Let us pass on to France. After a struggle which lasted a century Catholicism, supported by the State, finally triumphed there over Protestantism. Well, do I not still find in France to-day some politicians or historians of the fatalist school and who, calling themselves Revolutionaries, consider this victory of Catholicism--a bloody and inhuman victory if ever there was one--as a veritable triumph for the Revolution? Catholicism, they maintain, was then the State, democracy, whilst Protestantism represented the revolt of the aristocracy against the State and consequently against democracy. It is with sophisms like that--completely identical besides with the Marxian sophisms, which, also, consider the triumphs of the State as those of Social Democracy--it is with these absurdities, as disgusting as revolting, that the mind and moral sense of the masses is perverted, habituating them to consider their blood-thirsty exploiters, their age-long enemies, their tyrants, the masters and the servants of the State, as the organs, representatives, heroes, devoted servants of their emancipation.

It is a thousand times right to say that Protestantism then, not as Calvinist theology, but as an energetic and armed protest, represented revolt, liberty, humanity, the destruction of the State; whilst Catholicism was public order, authority, divine law, the salvation of the State by the Church and the Church by the State, the condemnation of human society to a boundless and endless slavery.

Whilst recognising the inevitability of the accomplished fact, I do not hesitate to say that the triumph of Catholicism in France in the sixteenth and seventeenth centuries was a great misfortune for the whole human race, and that the massacre of Saint Bartholomew, as well as the Revocation of the Edict of Nantes, were facts as disastrous for France herself as were lately the defeat and massacre of the people of Paris in the Commune. I have actually heard very intelligent and very estimable Frenchmen explain this defeat of Protestantism in France by the essentially revolutionary nature of the French people. "Protestantism," they said, "was only a semi-revolution; we needed a complete revolution; it is for that reason that the French nation did not wish, and was not able to stop at the Reformation. It preferred to remain Catholic till the moment when it could proclaim Atheism; and it is because of that that it bore with such a perfect and Christian resignation both the horrors of Saint Bartholomew and those not less abominable of the executors of the Revocation of the Edict of Nantes."

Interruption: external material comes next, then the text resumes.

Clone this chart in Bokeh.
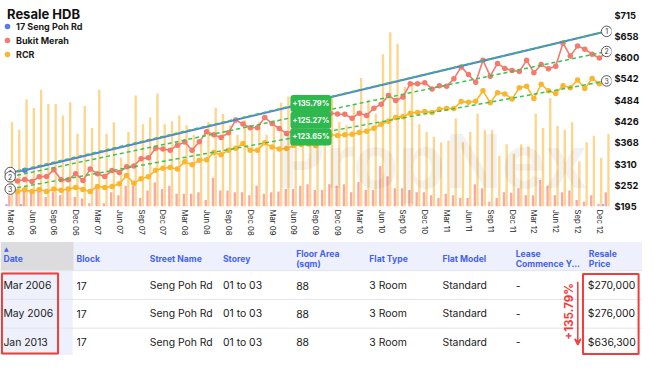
import math
from bokeh.plotting import figure
from bokeh.models import (Range1d, LinearAxis, FixedTicker, Legend, LegendItem,
                          Label, ColumnDataSource, Arrow, VeeHead)
from bokeh.transform import dodge
from bokeh.core.properties import value
from bokeh.embed import file_html
from bokeh.resources import INLINE

FONT = "Inter"

# ---------------- data ----------------
# month index 0 = Mar 2006 ... 82 = Jan 2013
x_tick_labels = ["Mar 06", "Jun 06", "Sep 06", "Dec 06", "Mar 07", "Jun 07", "Sep 07", "Dec 07",
                 "Mar 08", "Jun 08", "Sep 08", "Dec 08", "Mar 09", "Jun 09", "Sep 09", "Dec 09",
                 "Mar 10", "Jun 10", "Sep 10", "Dec 10", "Mar 11", "Jun 11", "Sep 11", "Dec 11",
                 "Mar 12", "Jun 12", "Sep 12", "Dec 12"]
price_ticks = [195, 252, 310, 368, 426, 484, 542, 600, 658, 715]

# Bukit Merah resale price ($K), monthly
bukit_merah = [252, 248, 252, 247, 259, 260, 277, 251, 251, 267, 249, 279, 267, 260, 275, 270,
               285, 287, 306, 308, 333, 331, 328, 341, 349, 328, 350, 376, 368, 361, 373, 406,
               396, 386, 386, 413, 397, 384, 371, 380, 392, 404, 412, 419, 424, 422, 421, 411,
               424, 418, 437, 447, 470, 457, 466, 500, 500, 503, 487, 495, 494, 513, 544, 524,
               504, 561, 520, 553, 540, 535, 532, 561, 529, 550, 539, 546, 606, 572, 598, 590,
               577, 567, 582]
# RCR resale price ($K), monthly
rcr = [223, 221, 225, 221, 226, 221, 227, 224, 227, 231, 226, 221, 234, 231, 234, 241,
       262, 242, 254, 259, 276, 281, 283, 279, 298, 290, 302, 303, 322, 316, 328, 333,
       345, 328, 328, 347, 336, 331, 332, 340, 343, 344, 340, 348, 368, 366, 368, 369,
       374, 377, 385, 395, 403, 413, 415, 424, 426, 428, 426, 434, 436, 436, 454, 452,
       455, 482, 451, 477, 474, 461, 490, 494, 462, 499, 482, 475, 495, 490, 510, 488,
       514, 500, 505]
# monthly transaction volumes (bars)
rcr_volume = [883, 800, 1120, 1030, 1220, 1070, 1070, 950, 1090, 760, 1050, 820, 1220, 760, 880, 510,
              780, 1160, 860, 930, 1180, 860, 890, 950, 850, 750, 700, 883, 1033, 967, 850, 750,
              900, 817, 883, 750, 900, 1083, 1150, 800, 917, 767, 733, 983, 1133, 883, 850, 1067,
              1343, 1117, 970, 1590, 1820, 1700, 1250, 1300, 860, 780, 730, 670, 690, 920, 670, 780,
              970, 800, 800, 530, 650, 550, 650, 630, 970, 820, 1130, 840, 800, 880, 470, 670,
              740, 510, 760]
bm_volume = [117, 150, 183, 150, 170, 100, 150, 117, 183, 100, 83, 33, 217, 33, 150, 117,
             217, 217, 90, 167, 250, 183, 217, 133, 133, 133, 150, 67, 300, 167, 167, 150,
             150, 117, 217, 133, 150, 157, 183, 183, 217, 233, 173, 173, 233, 217, 233, 150,
             257, 173, 173, 423, 317, 190, 190, 173, 150, 150, 117, 90, 133, 117, 90, 90,
             233, 190, 50, 90, 150, 143, 190, 117, 117, 277, 217, 117, 150, 167, 67, 50,
             117, 27, 150]
# 17 Seng Poh Rd transactions (Mar 2006, May 2006, Jan 2013)
sp_month = [0, 2, 82]
sp_price = [270000, 276000, 636300]
sp_volume = [1, 1, 1]

# trend lines (start, end in $K) and growth labels
trend_bm = [259, 584]
trend_rcr = [227, 507.7]
growth = ["+135.79%", "+125.27%", "+123.65%"]

# table
col_headers = [["Date"], ["Block"], ["Street Name"], ["Storey"], ["Floor Area", "(sqm)"],
               ["Flat Type"], ["Flat Model"], ["Lease", "Commence Y..."], ["Resale", "Price"]]
t_date = ["Mar 2006", "May 2006", "Jan 2013"]
t_block = ["17", "17", "17"]
t_street = ["Seng Poh Rd", "Seng Poh Rd", "Seng Poh Rd"]
t_storey = ["01 to 03", "01 to 03", "01 to 03"]
t_area = ["88", "88", "88"]
t_type = ["3 Room", "3 Room", "3 Room"]
t_model = ["Standard", "Standard", "Standard"]
t_lease = ["-", "-", "-"]

# ---------------- colours ----------------
C_BLUE = "#5A78F0"
C_RED = "#F47A6D"
C_YEL = "#FBB62C"
C_ORANGE_BAR = "#FDD58C"
C_PINK_BAR = "#F9A8A3"
C_BLUE_BAR = "#A9B7FA"
C_GREEN = "#38C451"
C_GREEN_BG = "#2DB94D"
C_HDR = "#4361EE"
C_RED_BOX = "#F23B3B"

# ---------------- geometry helpers (reference px -> data) ----------------
W = 642
H_CHART, H_TABLE = 239, 116
REF_X0, REF_DX = 10.0, 7.5          # px of first month, px per month
REF_Y270, REF_DY = 179.5, 0.4027     # px of $270K, px per $1K


def mx(px):
    return (px - REF_X0) / REF_DX


def py(px):
    return 270 + (REF_Y270 - px) / REF_DY


months = list(range(len(bukit_merah)))
sp_k = [v / 1000 for v in sp_price]
trend_sp = [sp_k[0], sp_k[-1]]
trend_x = [sp_month[0], sp_month[-1]]

p = figure(width=W, height=H_CHART, output_backend="svg", toolbar_location=None,
           x_range=Range1d(mx(0), mx(630)), y_range=Range1d(py(215), py(5)),
           y_axis_location=None, min_border_left=0, min_border_right=0,
           min_border_top=5, min_border_bottom=33, outline_line_color=None,
           background_fill_color="white", border_fill_color="white")
p.xgrid.visible = False
p.ygrid.visible = False
p.extra_y_ranges = {"vol": Range1d(0, 2100),
                    "vol_sp": Range1d(0, 84),
                    "axis": Range1d(195, 195 + (215 - 5) * 520 / 200)}

src = ColumnDataSource(dict(m=months, bm=bukit_merah, rcr=rcr, bmv=bm_volume, rcrv=rcr_volume))
sp_src = ColumnDataSource(dict(m=sp_month, price=sp_k, vol=sp_volume))

# bars
p.vbar(x=dodge("m", 0.25), top="rcrv", width=0.32, source=src, y_range_name="vol",
       fill_color=C_ORANGE_BAR, line_color=None)
p.vbar(x=dodge("m", -0.12), top="bmv", width=0.32, source=src, y_range_name="vol",
       fill_color=C_PINK_BAR, line_color=None)
p.vbar(x=dodge("m", -0.5), top="vol", width=0.32, source=sp_src, y_range_name="vol_sp",
       fill_color=C_BLUE_BAR, line_color=None)

# watermark
p.add_layout(Label(x=mx(285), y=py(214), text="PropNex", text_font=FONT, text_font_size="74px",
                   text_font_style="bold", text_color="#000000", text_alpha=0.05))

# lines
p.line("m", "bm", source=src, line_color=C_RED, line_width=1.6)
bm_dots = p.scatter("m", "bm", source=src, size=5.5, fill_color=C_RED, line_color=None)
p.line("m", "rcr", source=src, line_color=C_YEL, line_width=1.6)
rcr_dots = p.scatter("m", "rcr", source=src, size=5.5, fill_color=C_YEL, line_color=None)
p.line("m", "price", source=sp_src, line_color=C_BLUE, line_width=2)
sp_dots = p.scatter("m", "price", source=sp_src, size=5.5, fill_color=C_BLUE, line_color=None)

# trend lines
for tr in (trend_sp, trend_bm, trend_rcr):
    p.line(trend_x, tr, line_color=C_GREEN, line_width=1.5, line_dash="4 3")

# numbered end markers
for num, tr in (("1", trend_sp), ("2", trend_bm), ("3", trend_rcr)):
    p.scatter(trend_x, tr, size=10.5, fill_color="white", line_color="#555555", line_width=1)
    p.text(trend_x, tr, text=[num, num], text_font=value(FONT), text_font_size="7px",
           text_align="center", text_baseline="middle", text_color="#333333")

# growth labels
for txt, ypx in zip(growth, (107.5, 125, 142.3)):
    p.add_layout(Label(x=mx(320), y=py(ypx), text=txt, text_font=FONT, text_font_size="7.5px",
                       text_font_style="bold", text_color="white", text_align="center",
                       text_baseline="middle", background_fill_color=C_GREEN_BG,
                       border_radius=3, padding=(2, 4)))

# title + legend
p.add_layout(Label(x=6.5, y=py(14), x_units="screen", text="Resale HDB", text_font=FONT,
                   text_font_size="13px", text_font_style="bold", text_color="#111111",
                   text_baseline="middle"))
legend = Legend(items=[LegendItem(label="17 Seng Poh Rd", renderers=[sp_dots]),
                       LegendItem(label="Bukit Merah", renderers=[bm_dots]),
                       LegendItem(label="RCR", renderers=[rcr_dots])],
                location="top_left", margin=0, padding=2, spacing=0,
                glyph_width=14, glyph_height=14, label_height=12, label_standoff=2,
                label_text_font=FONT, label_text_font_size="9px", label_text_font_style="bold",
                label_text_color="#1a1a1a", background_fill_alpha=0, border_line_color=None,
                title="Resale HDB", title_text_font_size="12px", title_text_alpha=0,
                title_standoff=0)
p.add_layout(legend)

# x axis
p.xaxis.ticker = FixedTicker(ticks=[3 * i for i in range(len(x_tick_labels))])
p.xaxis.major_label_overrides = {3 * i: lab for i, lab in enumerate(x_tick_labels)}
p.xaxis.major_label_orientation = "vertical"
p.xaxis.major_label_text_font = FONT
p.xaxis.major_label_text_font_size = "7.7px"
p.xaxis.major_label_text_color = "#222222"
p.xaxis.major_label_standoff = 3
p.xaxis.major_tick_out = 0
p.xaxis.major_tick_in = 0
p.xaxis.minor_tick_out = 0
p.xaxis.axis_line_color = None
p.xaxis.major_tick_line_color = None
p.xaxis.minor_tick_line_color = None

# right price axis
ra = LinearAxis(y_range_name="axis", ticker=FixedTicker(ticks=price_ticks),
                major_label_overrides={v: "$%d" % v for v in price_ticks})
ra.major_label_text_font = FONT
ra.major_label_text_font_size = "9.3px"
ra.major_label_text_font_style = "bold"
ra.major_label_text_color = "#111111"
ra.major_label_standoff = 3
ra.major_tick_out = 0
ra.major_tick_in = 0
ra.minor_tick_out = 0
ra.axis_line_color = None
ra.major_tick_line_color = None
ra.minor_tick_line_color = None
p.add_layout(ra, "right")

# ---------------- table ----------------
t = figure(width=W, height=H_TABLE, output_backend="svg", toolbar_location=None,
           x_range=Range1d(0, 658), y_range=Range1d(371, 250),
           x_axis_location=None, y_axis_location=None, min_border=0,
           min_border_left=0, min_border_right=0, min_border_top=0, min_border_bottom=0,
           outline_line_color=None, background_fill_color="white", border_fill_color="white")
t.xgrid.visible = False
t.ygrid.visible = False

COL_W = 75
t.quad(left=[COL_W], right=[658], top=[252.5], bottom=[282.5], fill_color="#EEF1FD", line_color=None)
t.quad(left=[0], right=[COL_W], top=[252.5], bottom=[282.5], fill_color="#DCDCDE", line_color=None)
t.quad(left=[0], right=[COL_W - 1], top=[282.5], bottom=[371], fill_color="#EEF1FB", line_color=None)
t.segment(x0=[0, 0, 0], x1=[658, 658, 658], y0=[282.5, 312.5, 342.5], y1=[282.5, 312.5, 342.5],
          line_color="#E2E4EA", line_width=1)

hx, hy, ht = [], [], []
for ci, lines in enumerate(col_headers):
    x = ci * COL_W + 3
    if len(lines) == 1:
        hx.append(x); hy.append(270.3); ht.append(lines[0])
    else:
        hx += [x, x]; hy += [264.7, 275.7]; ht += lines
t.text(hx, hy, text=ht, text_font=value(FONT), text_font_size="8.6px", text_font_style="bold",
       text_color=C_HDR, text_baseline="middle")
t.text([3.5], [259.5], text=["\u25B2"], text_font=value("DejaVu Sans"), text_font_size="6px",
       text_color=C_HDR, text_baseline="middle")

t_price = ["$" + format(v, ",") for v in sp_price]
columns = [t_date, t_block, t_street, t_storey, t_area, t_type, t_model, t_lease, t_price]
row_y = [298, 327.3, 357]
cx, cy, ct = [], [], []
for ci, col in enumerate(columns):
    for ri, val in enumerate(col):
        cx.append(ci * COL_W + (3 if ci != len(columns) - 1 else 2))
        cy.append(row_y[ri]); ct.append(val)
t.text(cx, cy, text=ct, text_font=value(FONT), text_font_size="10.4px",
       text_color="#1a1a1a", text_baseline="middle")

# highlight boxes, arrow, growth text
t.quad(left=[1.5, 597], right=[59, 654], top=[285.5, 286], bottom=[369, 369.5],
       fill_color=None, line_color=C_RED_BOX, line_width=2)
t.add_layout(Arrow(end=VeeHead(size=6, line_color=C_RED_BOX, line_width=1.5, fill_color=None),
                   x_start=591.7, y_start=294, x_end=591.7, y_end=360,
                   line_color=C_RED_BOX, line_width=1.5))
t.text([583], [325], text=[growth[0]], angle=math.pi / 2, text_font=value(FONT),
       text_font_size="11.5px", text_font_style="bold", text_color=C_RED_BOX,
       text_align="center", text_baseline="middle")

open("out.html", "w").write(file_html([p, t], INLINE))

These estimable patriots do not seem to want to consider one thing. It is that a people, who under whatsoever pretext it may be, suffers tyranny, necessarily loses at length the salutory habit of revolt and even the very instinct of revolt. It loses the feeling for liberty, and once a people has lost all that, it necessarily becomes not only by its outer conditions, but in itself, in the very essence of its being, a people of slaves. It was because Protestantism was defeated in France that the French people lost, or rather, never acquired, the custom of liberty. It is because this tradition and this custom are lacking in it that it has not to-day what we call political consciousness, and it is because it is lacking in this consciousness that all the revolutions it has made up to now have not been able to give it or secure it political liberty. With the exception of its great revolutionary days, which are its festival days, the French people remain to-day as yesterday, a people of slaves.